Independents Gas & Service Stations Associations, Inc., v. City of Chicago 2015 WL 4038743 (June 29, 2015)
A United States District Court has upheld Chicago’s sales restrictions on flavored tobacco products. Specifically, the law restricts the sale of any flavored tobacco product, including menthol flavored products, within 500 feet of a school.
In an effort to reduce smoking among youth and adults alike, the Chicago City Council in 2013 adopted a law restricting the sale of flavored tobacco products to retail tobacco stores (defined as retail stores which derive 80% of their gross revenue from the sale of tobacco products). In October 2014, an association of independent small business owners and operators of gas stations and a convenience store (plaintiffs) challenged the law alleging:
(1) The sales restriction was a “product manufacturing standard” in disguise and thus preempted by the Family Smoking Prevention and Tobacco Control Act (FSPTCA);
(2) The description of a “school” was too vague to permit retailers to understand whether they were prohibited from selling flavored tobacco products, in violation of the Fourteenth Amendment of the U.S. Constitution; and
(3) Because it applied “retroactively” to retailers who, at the time the law was enacted, possessed valid licenses to sell tobacco products, the sales restriction violated their “vested rights” and the Due Process clause of the U.S. Constitution.
Judge Matthew F. Kennelly was unpersuaded by plaintiffs’ arguments and dismissed all of their claims. First, he found that while the FSPTCA permits state and local tobacco sales regulations and preempts state or local product manufacturing standards, the law specifically “saves” from this preemption “requirements relating to the sale, distribution, possession, ….exposure to, access to, advertising and promotion of, or use of, tobacco products by individuals of any age.” Additionally, the court agreed with and cited the reasoning of the Second Circuit Court of Appeals in Smokeless Tobacco Manufacturing Co. LLC v. City of New York that even though sales regulations may affect the decisions of manufacturers, to be considered a manufacturing standard, the regulation must be “something more than an incentive or motivator.”
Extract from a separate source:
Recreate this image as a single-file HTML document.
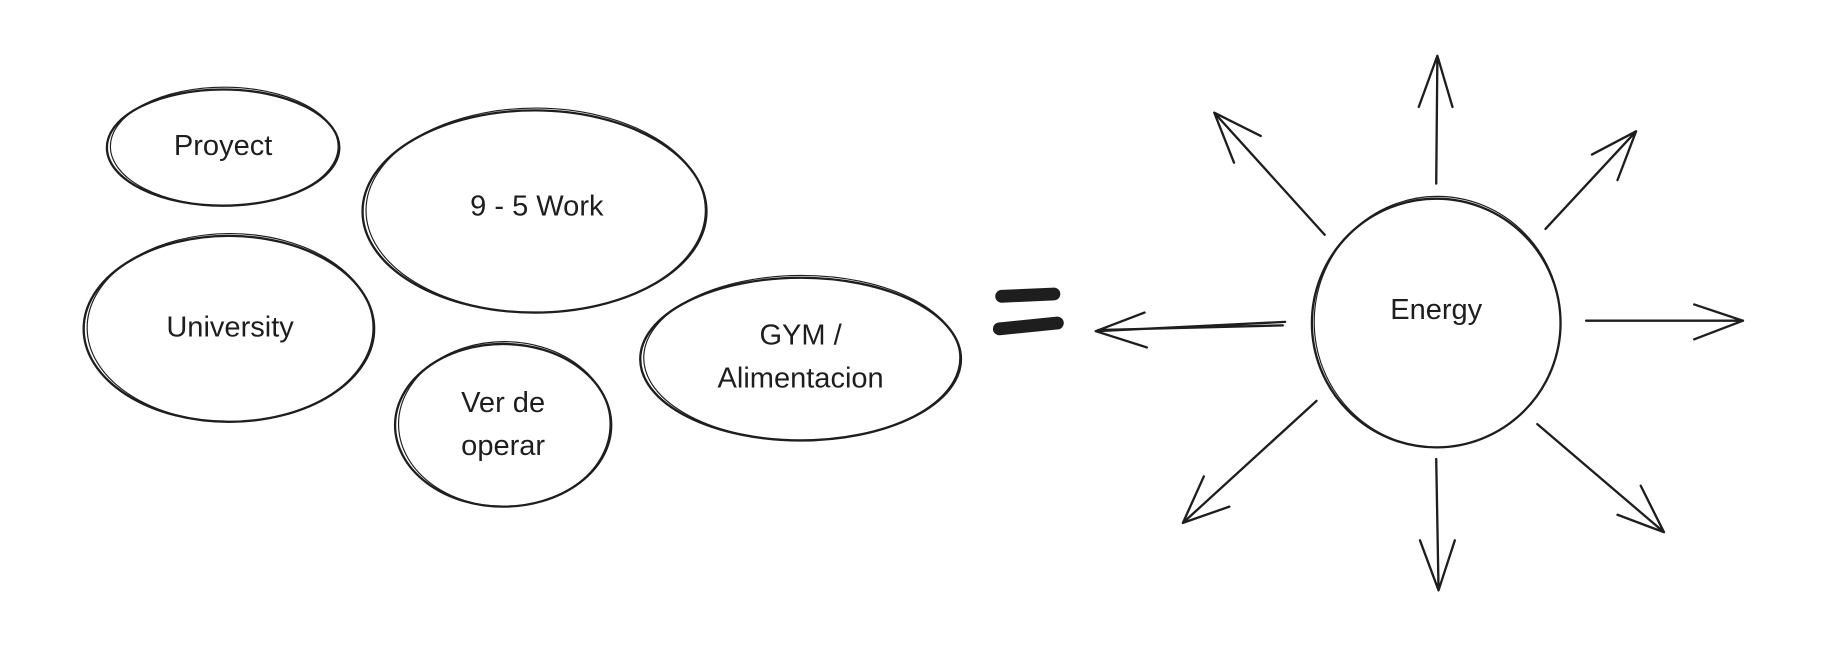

The judge swiftly dismissed plaintiffs remaining arguments and held that the failure of the ordinance to precisely define an easily understood term like “school” did not render it unconstitutionally vague. Judge Kennelly further held that a business license is not a “vested right,” which would necessarily mean that the terms of the license could not be altered. There is no vested right in “the mere continuance of a law,” nor does the sales restriction impose new legal consequences on those stores that sold flavored tobacco products within 500 feet of a school prior to its enactment.
The plaintiffs have a right to appeal the decision to the U.S. Court of Appeals for the Seventh Circuit.